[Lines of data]
*-*-*
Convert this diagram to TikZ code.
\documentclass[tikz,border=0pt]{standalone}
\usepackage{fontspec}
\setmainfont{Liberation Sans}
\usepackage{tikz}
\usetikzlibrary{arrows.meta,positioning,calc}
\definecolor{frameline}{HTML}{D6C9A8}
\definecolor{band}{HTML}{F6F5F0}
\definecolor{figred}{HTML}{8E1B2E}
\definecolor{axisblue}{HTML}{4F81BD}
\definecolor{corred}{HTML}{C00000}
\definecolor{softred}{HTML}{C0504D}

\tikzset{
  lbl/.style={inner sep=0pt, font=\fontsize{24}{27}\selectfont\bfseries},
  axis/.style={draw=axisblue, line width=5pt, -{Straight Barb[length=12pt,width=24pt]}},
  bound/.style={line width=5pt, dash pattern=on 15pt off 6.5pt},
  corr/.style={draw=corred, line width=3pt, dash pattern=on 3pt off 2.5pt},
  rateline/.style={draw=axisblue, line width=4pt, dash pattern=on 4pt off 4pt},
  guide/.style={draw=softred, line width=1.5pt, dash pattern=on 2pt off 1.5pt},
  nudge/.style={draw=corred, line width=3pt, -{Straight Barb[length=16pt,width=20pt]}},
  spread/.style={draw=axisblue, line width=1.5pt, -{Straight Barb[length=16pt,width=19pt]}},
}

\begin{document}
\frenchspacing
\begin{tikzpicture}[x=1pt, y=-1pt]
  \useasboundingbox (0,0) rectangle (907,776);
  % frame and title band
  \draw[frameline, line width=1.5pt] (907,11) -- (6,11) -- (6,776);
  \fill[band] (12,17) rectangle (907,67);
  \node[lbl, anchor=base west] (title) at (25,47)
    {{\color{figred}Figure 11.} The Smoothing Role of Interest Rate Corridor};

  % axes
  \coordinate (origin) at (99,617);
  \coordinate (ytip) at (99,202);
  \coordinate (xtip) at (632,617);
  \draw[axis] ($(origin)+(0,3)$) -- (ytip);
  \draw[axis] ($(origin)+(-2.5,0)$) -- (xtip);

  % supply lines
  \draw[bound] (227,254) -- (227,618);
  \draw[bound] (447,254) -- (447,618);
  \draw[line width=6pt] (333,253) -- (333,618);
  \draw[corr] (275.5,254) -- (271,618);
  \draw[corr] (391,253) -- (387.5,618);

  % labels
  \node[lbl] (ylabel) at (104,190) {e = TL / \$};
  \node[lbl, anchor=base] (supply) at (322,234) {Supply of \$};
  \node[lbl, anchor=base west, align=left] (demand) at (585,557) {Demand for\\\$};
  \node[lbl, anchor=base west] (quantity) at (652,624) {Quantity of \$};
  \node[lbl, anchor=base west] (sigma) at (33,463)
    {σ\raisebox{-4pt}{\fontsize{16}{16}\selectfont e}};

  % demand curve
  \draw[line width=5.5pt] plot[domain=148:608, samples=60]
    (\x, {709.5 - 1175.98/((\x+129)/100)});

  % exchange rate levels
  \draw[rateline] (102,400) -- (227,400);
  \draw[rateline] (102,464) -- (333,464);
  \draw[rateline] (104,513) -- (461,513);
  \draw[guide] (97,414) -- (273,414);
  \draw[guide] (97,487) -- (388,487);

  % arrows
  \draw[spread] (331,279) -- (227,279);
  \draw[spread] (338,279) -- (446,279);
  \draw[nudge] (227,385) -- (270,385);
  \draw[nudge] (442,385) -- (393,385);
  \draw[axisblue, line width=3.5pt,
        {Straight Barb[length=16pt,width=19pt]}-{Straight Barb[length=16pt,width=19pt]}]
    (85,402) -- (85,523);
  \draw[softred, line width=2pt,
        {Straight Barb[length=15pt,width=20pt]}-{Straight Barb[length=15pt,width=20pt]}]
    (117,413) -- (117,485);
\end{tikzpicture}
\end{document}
*-*-*
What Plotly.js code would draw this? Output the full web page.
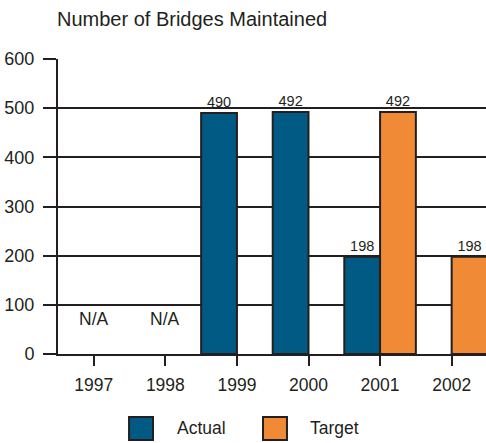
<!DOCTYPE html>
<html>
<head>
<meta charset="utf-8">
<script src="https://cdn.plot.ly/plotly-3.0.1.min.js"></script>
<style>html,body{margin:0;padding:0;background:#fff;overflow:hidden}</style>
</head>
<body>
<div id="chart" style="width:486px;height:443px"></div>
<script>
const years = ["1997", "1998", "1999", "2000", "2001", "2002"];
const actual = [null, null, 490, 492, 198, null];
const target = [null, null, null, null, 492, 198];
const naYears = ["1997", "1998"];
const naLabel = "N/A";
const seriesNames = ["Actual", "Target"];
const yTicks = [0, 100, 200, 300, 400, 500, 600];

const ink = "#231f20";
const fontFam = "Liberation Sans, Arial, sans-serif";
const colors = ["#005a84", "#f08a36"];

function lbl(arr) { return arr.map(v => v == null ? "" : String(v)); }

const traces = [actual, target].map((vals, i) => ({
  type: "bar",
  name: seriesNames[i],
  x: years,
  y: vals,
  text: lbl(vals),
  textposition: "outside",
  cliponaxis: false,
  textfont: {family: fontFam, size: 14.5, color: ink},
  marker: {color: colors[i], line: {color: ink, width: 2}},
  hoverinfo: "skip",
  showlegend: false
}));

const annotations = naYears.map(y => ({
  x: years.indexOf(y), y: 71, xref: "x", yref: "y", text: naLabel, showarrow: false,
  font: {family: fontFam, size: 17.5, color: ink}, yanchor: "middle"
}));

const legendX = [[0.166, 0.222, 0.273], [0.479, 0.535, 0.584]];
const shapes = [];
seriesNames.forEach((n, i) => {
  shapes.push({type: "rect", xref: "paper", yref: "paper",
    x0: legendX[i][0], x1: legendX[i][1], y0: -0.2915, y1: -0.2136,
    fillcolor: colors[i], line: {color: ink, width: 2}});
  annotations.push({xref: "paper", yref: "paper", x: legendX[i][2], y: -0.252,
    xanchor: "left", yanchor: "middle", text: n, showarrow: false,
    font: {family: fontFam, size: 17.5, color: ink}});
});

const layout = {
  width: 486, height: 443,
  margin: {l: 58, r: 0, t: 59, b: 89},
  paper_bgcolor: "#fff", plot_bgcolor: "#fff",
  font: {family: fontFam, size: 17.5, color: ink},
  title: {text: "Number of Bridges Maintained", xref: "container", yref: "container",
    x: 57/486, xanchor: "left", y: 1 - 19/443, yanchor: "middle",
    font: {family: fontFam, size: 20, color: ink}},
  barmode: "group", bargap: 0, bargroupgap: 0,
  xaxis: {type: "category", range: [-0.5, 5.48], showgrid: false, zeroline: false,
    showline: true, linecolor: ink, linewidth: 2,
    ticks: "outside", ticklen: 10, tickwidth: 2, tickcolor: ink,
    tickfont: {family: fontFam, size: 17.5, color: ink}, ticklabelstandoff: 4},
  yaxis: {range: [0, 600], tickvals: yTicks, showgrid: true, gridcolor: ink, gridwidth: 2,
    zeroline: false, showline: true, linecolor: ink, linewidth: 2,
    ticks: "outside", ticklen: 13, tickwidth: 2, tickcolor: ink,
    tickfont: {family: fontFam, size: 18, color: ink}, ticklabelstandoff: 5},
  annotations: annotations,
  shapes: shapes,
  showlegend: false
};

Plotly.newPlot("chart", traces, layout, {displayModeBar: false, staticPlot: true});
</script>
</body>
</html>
*-*-*
(The problem):
Nothing but the lines from the one containing "What Plotly.js code" through the one containing "const yTicks = [0, 100, 200, 300, 400, 500, 600];" should be written out, exactly and with both ends. Pictures are left out.

(Exercise solution):
What Plotly.js code would draw this? Output the full web page.
<!DOCTYPE html>
<html>
<head>
<meta charset="utf-8">
<script src="https://cdn.plot.ly/plotly-3.0.1.min.js"></script>
<style>html,body{margin:0;padding:0;background:#fff;overflow:hidden}</style>
</head>
<body>
<div id="chart" style="width:486px;height:443px"></div>
<script>
const years = ["1997", "1998", "1999", "2000", "2001", "2002"];
const actual = [null, null, 490, 492, 198, null];
const target = [null, null, null, null, 492, 198];
const naYears = ["1997", "1998"];
const naLabel = "N/A";
const seriesNames = ["Actual", "Target"];
const yTicks = [0, 100, 200, 300, 400, 500, 600];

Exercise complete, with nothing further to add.